8. The 3D stacked package structure of claim 6, wherein the second unit includes a second substrate and at least one second electronic component disposed on and electrically connected to the second substrate, the second substrate has at least one second conductive pad disposed on the top surface of the second substrate and adjacent to the periphery of the second substrate, and the second conductive pad is electrically connected to the conductor.

9. The 3D stacked package structure of claim 6, wherein the bottom sealant is connected to the frame and surrounded by the frame.

10. The 3D stacked package structure of claim 6, wherein the conductor is electrically connected with the second conductive pad through at least one solder.

11. A method of manufacturing a 3D stacked package structure, comprising:

placing at least one first unit inside a mold structure, wherein the first unit includes a first substrate and at least one first electronic component disposed on the first substrate, and the first substrate has at least one first conductive pad and at least one runner;

filling the mold structure with a molding material to form a molding unit, wherein the molding unit includes a top portion covering the first electronic component, a frame disposed on the bottom surface of the first substrate, and at least one connection disposed inside the runner and connected between the top portion and the frame;

removing the mold structure;

forming at least one opening passing through the frame, wherein the first conductive pad is exposed by the opening;

filling the opening with a conductor, wherein the conductor is electrically connected to the first conductive pad; and

stacking the first unit on a second unit through the frame, wherein the first unit is electrically connected to the second unit through the conductor.

12. The method of claim 11, wherein the second unit includes a second substrate and at least one second electronic component disposed on the second substrate, and the second electronic component is surround by the frame.

13. The method of claim 11, wherein the step of stacking the first unit on the second unit further comprises: electrically connecting the conductor with at least one second conductive pad of the second unit through at least one solder.

14. The method of claim 11, wherein the step of filling the mold structure with the molding material further comprises: pouring the molding material into the mold structure through a port of the mold structure, wherein bubbles generated by the pouring step are discharged from a plurality of exhaust runners of the mold structure.

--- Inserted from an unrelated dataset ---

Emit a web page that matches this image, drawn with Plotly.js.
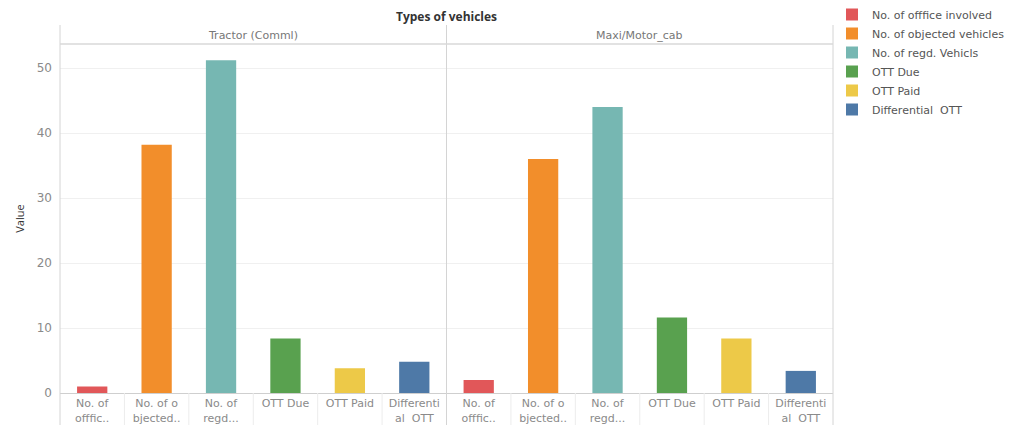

15. The method of claim 11, wherein the opening is formed by laser drilling.

16. The method of claim 11, wherein the first unit further includes at least one third electronic component disposed on and electrically connected to the first substrate.

17. The method of claim 16, wherein the first electronic component and the third electronic component are respectively disposed on the top surface and the bottom surface of the first substrate.

18. The method of claim 16, wherein the molding unit includes a bottom sealant formed on the bottom surface of the first substrate for covering the at least one third electronic component.

19. The method of claim 18, wherein the bottom sealant is connected to the frame and surrounded by the frame.

20. The method of claim 18, wherein the top portion, the frame, the connection and the bottom sealant are integrated with each other to form a single piece.